Eventually, he hitched a ride to the Turkish city of Mersin, where he has been throughout the gloomy past few weeks.
“We are now sitting in the street again,” he wrote me Tuesday evening. “We are expecting another strong earthquake again.”
But what made the recent quake so deadly, and why do so many more keep happening?
According to experts, it was only a matter of time before “the big one” happened. The initial earthquake wedged open two giant clefts on the earth’s surface, severing the land by over twenty-three feet for hundreds of miles.
Seismologists have long known that four tectonic plates – colossal rock slabs comprised of the earth’s lithosphere – interface in Turkey. But the East Anatolian fault zone prompted the recent tragedy triggered by the release from the rock-to-rock slippage of the plates. Making matters worse, the East Anatolian fault is considered less active than the North Anatolian, which lets off tension more frequently.

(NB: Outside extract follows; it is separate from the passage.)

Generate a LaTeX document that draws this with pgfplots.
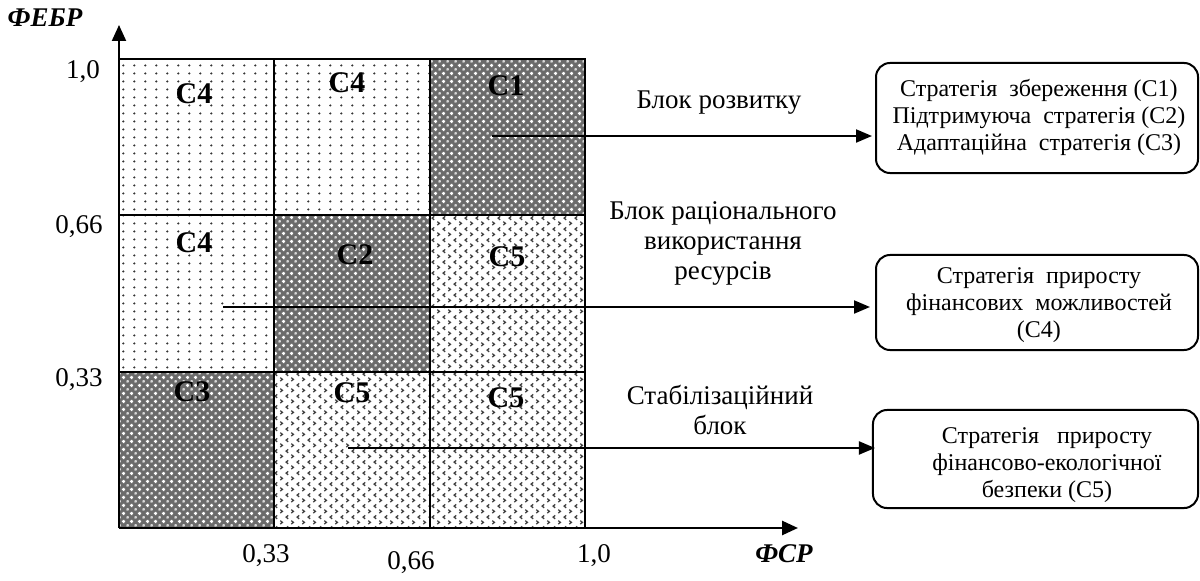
\documentclass[border=0pt]{standalone}
\usepackage{fontspec}
\setmainfont{Liberation Serif}
\usepackage{pgfplots}
\pgfplotsset{compat=1.18}
\usetikzlibrary{arrows.meta,patterns.meta}

\tikzdeclarepattern{name=dotgrid, type=uncolored,
  bounding box={(0pt,0pt) and (5.4pt,3.75pt)},
  tile size={(5.4pt,3.75pt)},
  code={\fill (2.7pt,1.875pt) circle (0.6pt);}}

\tikzdeclarepattern{name=wcross, type=uncolored,
  bounding box={(0pt,0pt) and (4pt,4pt)},
  tile size={(4pt,4pt)},
  code={\fill (1.55pt,1.1pt) rectangle (2.45pt,2.9pt);
        \fill (1.1pt,1.55pt) rectangle (2.9pt,2.45pt);
        \fill (0pt,0pt) circle (0.5pt); \fill (4pt,0pt) circle (0.5pt);
        \fill (0pt,4pt) circle (0.5pt); \fill (4pt,4pt) circle (0.5pt);}}

\tikzdeclarepattern{name=chevrons, type=uncolored,
  bounding box={(0pt,0pt) and (5.6pt,5.6pt)},
  tile size={(5.6pt,5.6pt)},
  code={\draw[line width=0.7pt] (0.7pt,0.5pt) -- (1.8pt,1.4pt) -- (0.7pt,2.3pt);
        \draw[line width=0.7pt] (4.9pt,3.3pt) -- (3.8pt,4.2pt) -- (4.9pt,5.1pt);}}

\begin{document}
\begin{tikzpicture}
\begin{axis}[scale only axis, width=600pt, height=285.5pt,
  xmin=-0.25536, xmax=2.31974, ymin=-0.09168, ymax=1.12580,
  axis lines=none, clip=false, no markers]
\path (rel axis cs:0,0) rectangle (rel axis cs:1,1);
% C4 cells (dotted)
\addplot[draw=black, line width=1pt, pattern=dotgrid, pattern color=black!80] coordinates {(0,0.6667) (0.3333,0.6667) (0.3333,1) (0,1) (0,0.6667)};
\addplot[draw=black, line width=1pt, pattern=dotgrid, pattern color=black!80] coordinates {(0.3333,0.6667) (0.6667,0.6667) (0.6667,1) (0.3333,1) (0.3333,0.6667)};
\addplot[draw=black, line width=1pt, pattern=dotgrid, pattern color=black!80] coordinates {(0,0.3333) (0.3333,0.3333) (0.3333,0.6667) (0,0.6667) (0,0.3333)};
% C1, C2, C3 cells (dark)
\addplot[draw=none, fill=black!58] coordinates {(0.6667,0.6667) (1,0.6667) (1,1) (0.6667,1) (0.6667,0.6667)};
\addplot[draw=black, line width=1pt, pattern=wcross, pattern color=white] coordinates {(0.6667,0.6667) (1,0.6667) (1,1) (0.6667,1) (0.6667,0.6667)};
\addplot[draw=none, fill=black!58] coordinates {(0.3333,0.3333) (0.6667,0.3333) (0.6667,0.6667) (0.3333,0.6667) (0.3333,0.3333)};
\addplot[draw=black, line width=1pt, pattern=wcross, pattern color=white] coordinates {(0.3333,0.3333) (0.6667,0.3333) (0.6667,0.6667) (0.3333,0.6667) (0.3333,0.3333)};
\addplot[draw=none, fill=black!58] coordinates {(0,0) (0.3333,0) (0.3333,0.3333) (0,0.3333) (0,0)};
\addplot[draw=black, line width=1pt, pattern=wcross, pattern color=white] coordinates {(0,0) (0.3333,0) (0.3333,0.3333) (0,0.3333) (0,0)};
% C5 cells (chevrons)
\addplot[draw=black, line width=1pt, pattern=chevrons, pattern color=black!75] coordinates {(0.6667,0.3333) (1,0.3333) (1,0.6667) (0.6667,0.6667) (0.6667,0.3333)};
\addplot[draw=black, line width=1pt, pattern=chevrons, pattern color=black!75] coordinates {(0.3333,0) (0.6667,0) (0.6667,0.3333) (0.3333,0.3333) (0.3333,0)};
\addplot[draw=black, line width=1pt, pattern=chevrons, pattern color=black!75] coordinates {(0.6667,0) (1,0) (1,0.3333) (0.6667,0.3333) (0.6667,0)};

% cell labels
\begin{scope}[every node/.style={font=\fontsize{15}{17}\selectfont\bfseries}]
\node at (axis cs:0.161,0.9254) {C4};
\node at (axis cs:0.4893,0.9488) {C4};
\node at (axis cs:0.8305,0.9424) {C1};
\node at (axis cs:0.161,0.6077) {C4};
\node at (axis cs:0.5064,0.5821) {C2};
\node at (axis cs:0.8326,0.5778) {C5};
\node at (axis cs:0.1567,0.2900) {C3};
\node at (axis cs:0.5,0.2878) {C5};
\node at (axis cs:0.8305,0.2772) {C5};
\end{scope}

% axes
\draw[line width=1.3pt, -{Triangle[length=8pt,width=7pt]}] (axis cs:0,0) -- (axis cs:1.4571,0);
\draw[line width=1pt, -{Triangle[length=8pt,width=7pt]}] (axis cs:0,0) -- (axis cs:0,1.0725);

% tick labels
\begin{scope}[every node/.style={font=\fontsize{13.5}{15}\selectfont}]
\node at (axis cs:-0.0773,0.9723) {1,0};
\node at (axis cs:-0.0858,0.6418) {0,66};
\node at (axis cs:-0.0858,0.3156) {0,33};
\node at (axis cs:0.3155,-0.0597) {0,33};
\node at (axis cs:0.6266,-0.0746) {0,66};
\node at (axis cs:1.0193,-0.0597) {1,0};
\end{scope}
\node[font=\fontsize{13.5}{15}\selectfont\bfseries\itshape] at (axis cs:-0.1588,1.0874) {ФЕБР};
\node[font=\fontsize{13.5}{15}\selectfont\bfseries\itshape] at (axis cs:1.4270,-0.0554) {ФСР};

% arrows
\draw[line width=1pt, -{Triangle[length=8pt,width=6.5pt]}] (axis cs:0.8004,0.8358) -- (axis cs:1.6159,0.8358);
\draw[line width=1pt, -{Triangle[length=8pt,width=6.5pt]}] (axis cs:0.2232,0.4712) -- (axis cs:1.6116,0.4712);
\draw[line width=1pt, -{Triangle[length=8pt,width=6.5pt]}] (axis cs:0.4914,0.1706) -- (axis cs:1.6223,0.1706);

% block labels
\begin{scope}[every node/.style={font=\fontsize{13.5}{15}\selectfont, align=center}]
\node at (axis cs:1.2876,0.9062) {Блок розвитку};
\node at (axis cs:1.2961,0.6077) {Блок раціонального\\використання\\ресурсів};
\node at (axis cs:1.2897,0.2516) {Стабілізаційний\\блок};
\end{scope}

% boxes
\draw[line width=1pt, rounded corners=7pt] (axis cs:1.6245,0.7569) rectangle (axis cs:2.3155,0.9915);
\draw[line width=1pt, rounded corners=7pt] (axis cs:1.6245,0.3795) rectangle (axis cs:2.3155,0.5821);
\draw[line width=1pt, rounded corners=7pt] (axis cs:1.6180,0.0426) rectangle (axis cs:2.3155,0.2516);
\begin{scope}[every node/.style={font=\fontsize{12}{13.5}\selectfont, align=center}]
\node at (axis cs:1.9742,0.8763) {Стратегія\ \ збереження (С1)\\Підтримуюча\ \ стратегія (С2)\\Адаптаційна\ \ стратегія (С3)};
\node at (axis cs:1.9742,0.4755) {Стратегія\ \ приросту\\фінансових\ \ можливостей\\(С4)};
\node at (axis cs:1.9914,0.1343) {Стратегія\ \ \ приросту\\фінансово-екологічної\\безпеки (С5)};
\end{scope}
\end{axis}
\end{tikzpicture}
\end{document}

Furthermore, housing and settlements along fault lines are typically thickly populated as they are usually close to mountains and rain, making them attractive places to reside. However, as information slowly unfolds in the aftermath, corruption also played a prominent role in the disaster, with high-rises built not following zone codes and not with the materials needed to withstand such adversity.
Sadly, scammers are already exploiting the earthquakes for their own sick financial gain, funneling money away from legitimate charities with fake organizations and using powerful platforms such as TikTok to lure good-hearted individuals who want to support those in dire need.
Thankfully, there are well-founded ways to help the tens of thousands of individuals on the ground doing God’s work. Moreover, digital and emerging technologies have bolstered relief efforts on a scale I have never seen before. For example, shortly after news of the tragedy broke, cryptocurrencies, from Binance and Tether to Bitfinex and Kucoin, pledged millions in donations.
Emerging technology has proven helpful in other ways, too.
The development of a high-pitched whistle app has enabled some trapped under the rubble to attract attention. Further, youth in the area have developed and set up basic HTML for faster loading open-source crisis assistance websites and platforms – including food distribution centers and blood donation locations. Microsoft Turkyie’s technologies are now freely available to those working in the disaster region, making satellite imagery and the state of infrastructure more accessible to those who need it.
Artificial Intelligence (AI) plays a progressively critical role beyond the bounds of essential recovery efforts, from data filtering and analytics to illuminating humanitarian efforts.
Nevertheless, I still cannot imagine the gut-wrenching horror of losing everything you had known and loved not once – but twice – and having the strength and resilience to pick yourself up and do it all over again. Yet for many Syrians, there is no time for victimhood. Almost everyone is worse off than you, and it makes no sense to complain.
I offer to send Mouhannad and his family money, which he immediately refuses.
“I am looking for a job now, even if it is outside Turkey. I can’t take money; I must work to settle into a house with my family. I don’t know what is next and where I can start a new life with a good job,” he says, cracking with emotion.
I ask if the food at the overstuffed shelter is adequate.
“I do not want people to give me food,” Mouhannad adds, stoically holding himself together. “By God, we cannot eat the food someone else buys.”